--- WHAT IS NEEDED ---
Return the listing below exactly, with the pictures dropped.

═══ INFORMATION PROVIDED ═══

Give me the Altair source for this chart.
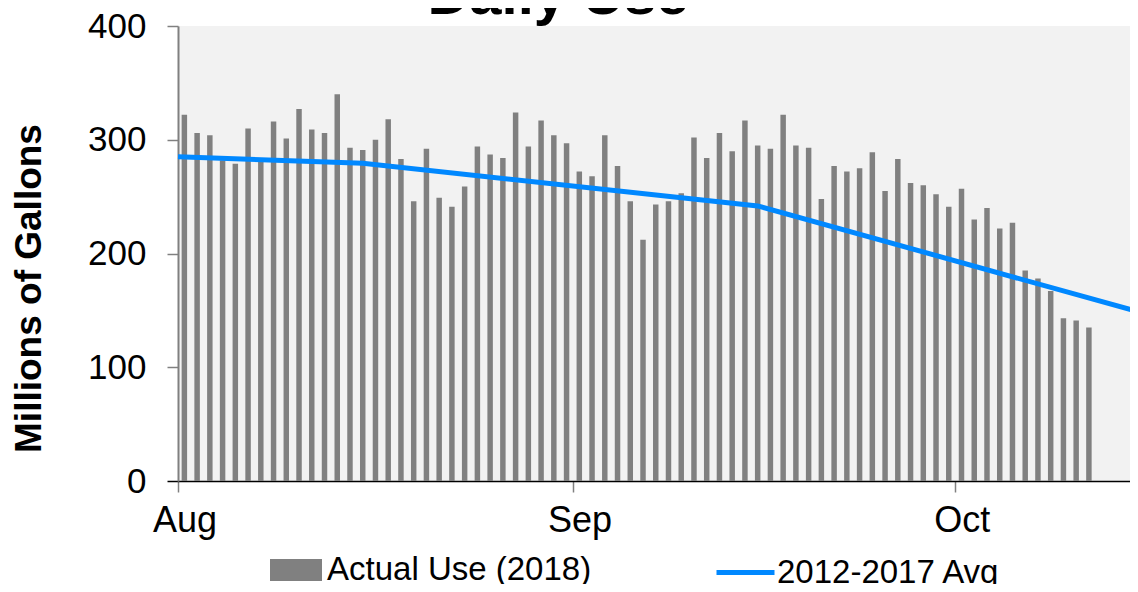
import altair as alt
import pandas as pd

# Daily actual use (2018), one value per day starting Aug 1
actual = [322, 306, 304, 282, 279, 310, 284, 316, 301, 327,
          309, 306, 340, 293, 291, 300, 318, 283, 246, 292,
          249, 241, 259, 294, 287, 284, 324, 294, 317, 304,
          297, 272, 268, 304, 277, 246, 212, 243, 246, 253,
          302, 284, 306, 290, 317, 295, 292, 322, 295, 293,
          248, 277, 272, 275, 289, 255, 283, 262, 260, 252,
          241, 257, 230, 240, 222, 227, 185, 178, 167, 143,
          141, 135]

# 2012-2017 average (day index from Aug 1, value)
avg_day = [0, 14.5, 45.5, 75]
avg_val = [285, 279.3, 241.8, 150]

month_labels = ["Aug", "Sep", "Oct"]
month_start_day = [0, 31, 61]
y_ticks = [0, 100, 200, 300, 400]

chart_title = "Daily Use"
bar_series = "Actual Use (2018)"
line_series = "2012-2017 Avg"

FONT = "Liberation Sans"
PLOT_W = 952
X_MAX = 952 / 12.74

bar_df = pd.DataFrame({"day": list(range(len(actual))), "use": actual})
bar_df["x0"] = bar_df["day"] + 0.285
bar_df["x1"] = bar_df["day"] + 0.715
bar_df["series"] = bar_series

line_df = pd.DataFrame({"day": avg_day, "avg": avg_val})
line_df["series"] = line_series

title_df = pd.DataFrame({"t": [chart_title]})

label_expr = " : ".join(
    f"datum.value == {d} ? '{m}'" for d, m in zip(month_start_day, month_labels)
) + " : ''"

xscale = alt.Scale(domain=[0, X_MAX], nice=False, zero=False)
yscale = alt.Scale(domain=[0, 400], nice=False)

xaxis = alt.Axis(
    values=month_start_day, labelExpr=label_expr, title=None, grid=False,
    domainColor="black", domainWidth=1.5, tickColor="#808080", tickSize=11,
    tickWidth=1.5, labelFontSize=36, labelFont=FONT, labelColor="black",
    labelPadding=11, labelOffset=6.5, labelFlush=False,
)
yaxis = alt.Axis(
    values=y_ticks, title="Millions of Gallons", titleFont=FONT, titleFontSize=37,
    titleFontWeight="bold", titleColor="black", titleX=-138, titleY=262,
    titleAngle=270, titleAlign="center", titleBaseline="alphabetic",
    grid=False, domainColor="#808080", domainWidth=2,
    tickColor={"condition": {"test": "datum.value === 0", "value": "black"}, "value": "#808080"},
    tickSize=11, tickWidth=1.5, labelFontSize=35, labelPadding=21,
    labelFont=FONT, labelColor="black",
)

bars = alt.Chart(bar_df).mark_bar(strokeWidth=0).encode(
    x=alt.X("x0:Q", scale=xscale, axis=xaxis),
    x2="x1:Q",
    y=alt.Y("use:Q", scale=yscale, axis=yaxis, stack=None),
    y2=alt.datum(0),
    fill=alt.Fill(
        "series:N",
        scale=alt.Scale(domain=[bar_series], range=["#808080"]),
        legend=alt.Legend(
            orient="none", legendX=92, legendY=518, title=None, padding=0,
            symbolType="M-1,-0.42H1V0.42H-1Z", symbolSize=2704,
            symbolStrokeWidth=0, labelFontSize=33, labelFont=FONT,
            labelColor="black", labelOffset=5, labelLimit=500,
        ),
    ),
)

line = alt.Chart(line_df).mark_line(strokeWidth=5).encode(
    x=alt.X("day:Q", scale=xscale),
    y=alt.Y("avg:Q", scale=yscale),
    stroke=alt.Stroke(
        "series:N",
        scale=alt.Scale(domain=[line_series], range=["#0088ff"]),
        legend=alt.Legend(
            orient="none", legendX=536, legendY=515, title=None, padding=0,
            symbolType="stroke", symbolSize=3364, symbolStrokeWidth=5,
            labelFontSize=33, labelFont=FONT, labelColor="black", labelOffset=0,
            labelLimit=500,
        ),
    ),
)

title_text = alt.Chart(title_df).mark_text(
    fontSize=58, fontWeight="bold", font=FONT, color="black",
    align="center", baseline="alphabetic",
).encode(
    text="t:N",
    x=alt.value(380),
    y=alt.value(-12),
)

chart = alt.layer(bars, line, title_text).properties(
    width=PLOT_W,
    height=455,
    padding={"left": 170, "top": 18, "right": 0, "bottom": 103},
    autosize=alt.AutoSizeParams(type="none"),
).configure_view(fill="#F2F2F2", stroke=None)

chart.save("out.html", embed_options={"renderer": "svg", "actions": False})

═══

--- OUTPUT BELOW ---
Give me the Altair source for this chart.
import altair as alt
import pandas as pd

# Daily actual use (2018), one value per day starting Aug 1
actual = [322, 306, 304, 282, 279, 310, 284, 316, 301, 327,
          309, 306, 340, 293, 291, 300, 318, 283, 246, 292,
          249, 241, 259, 294, 287, 284, 324, 294, 317, 304,
          297, 272, 268, 304, 277, 246, 212, 243, 246, 253,
          302, 284, 306, 290, 317, 295, 292, 322, 295, 293,
          248, 277, 272, 275, 289, 255, 283, 262, 260, 252,
          241, 257, 230, 240, 222, 227, 185, 178, 167, 143,
          141, 135]

# 2012-2017 average (day index from Aug 1, value)
avg_day = [0, 14.5, 45.5, 75]
avg_val = [285, 279.3, 241.8, 150]

month_labels = ["Aug", "Sep", "Oct"]
month_start_day = [0, 31, 61]
y_ticks = [0, 100, 200, 300, 400]

chart_title = "Daily Use"
bar_series = "Actual Use (2018)"
line_series = "2012-2017 Avg"

FONT = "Liberation Sans"
PLOT_W = 952
X_MAX = 952 / 12.74

bar_df = pd.DataFrame({"day": list(range(len(actual))), "use": actual})
bar_df["x0"] = bar_df["day"] + 0.285
bar_df["x1"] = bar_df["day"] + 0.715
bar_df["series"] = bar_series

line_df = pd.DataFrame({"day": avg_day, "avg": avg_val})
line_df["series"] = line_series

title_df = pd.DataFrame({"t": [chart_title]})

label_expr = " : ".join(
    f"datum.value == {d} ? '{m}'" for d, m in zip(month_start_day, month_labels)
) + " : ''"

xscale = alt.Scale(domain=[0, X_MAX], nice=False, zero=False)
yscale = alt.Scale(domain=[0, 400], nice=False)

xaxis = alt.Axis(
    values=month_start_day, labelExpr=label_expr, title=None, grid=False,
    domainColor="black", domainWidth=1.5, tickColor="#808080", tickSize=11,
    tickWidth=1.5, labelFontSize=36, labelFont=FONT, labelColor="black",
    labelPadding=11, labelOffset=6.5, labelFlush=False,
)
yaxis = alt.Axis(
    values=y_ticks, title="Millions of Gallons", titleFont=FONT, titleFontSize=37,
    titleFontWeight="bold", titleColor="black", titleX=-138, titleY=262,
    titleAngle=270, titleAlign="center", titleBaseline="alphabetic",
    grid=False, domainColor="#808080", domainWidth=2,
    tickColor={"condition": {"test": "datum.value === 0", "value": "black"}, "value": "#808080"},
    tickSize=11, tickWidth=1.5, labelFontSize=35, labelPadding=21,
    labelFont=FONT, labelColor="black",
)

bars = alt.Chart(bar_df).mark_bar(strokeWidth=0).encode(
    x=alt.X("x0:Q", scale=xscale, axis=xaxis),
    x2="x1:Q",
    y=alt.Y("use:Q", scale=yscale, axis=yaxis, stack=None),
    y2=alt.datum(0),
    fill=alt.Fill(
        "series:N",
        scale=alt.Scale(domain=[bar_series], range=["#808080"]),
        legend=alt.Legend(
            orient="none", legendX=92, legendY=518, title=None, padding=0,
            symbolType="M-1,-0.42H1V0.42H-1Z", symbolSize=2704,
            symbolStrokeWidth=0, labelFontSize=33, labelFont=FONT,
            labelColor="black", labelOffset=5, labelLimit=500,
        ),
    ),
)

line = alt.Chart(line_df).mark_line(strokeWidth=5).encode(
    x=alt.X("day:Q", scale=xscale),
    y=alt.Y("avg:Q", scale=yscale),
    stroke=alt.Stroke(
        "series:N",
        scale=alt.Scale(domain=[line_series], range=["#0088ff"]),
        legend=alt.Legend(
            orient="none", legendX=536, legendY=515, title=None, padding=0,
            symbolType="stroke", symbolSize=3364, symbolStrokeWidth=5,
            labelFontSize=33, labelFont=FONT, labelColor="black", labelOffset=0,
            labelLimit=500,
        ),
    ),
)

title_text = alt.Chart(title_df).mark_text(
    fontSize=58, fontWeight="bold", font=FONT, color="black",
    align="center", baseline="alphabetic",
).encode(
    text="t:N",
    x=alt.value(380),
    y=alt.value(-12),
)

chart = alt.layer(bars, line, title_text).properties(
    width=PLOT_W,
    height=455,
    padding={"left": 170, "top": 18, "right": 0, "bottom": 103},
    autosize=alt.AutoSizeParams(type="none"),
).configure_view(fill="#F2F2F2", stroke=None)

chart.save("out.html", embed_options={"renderer": "svg", "actions": False})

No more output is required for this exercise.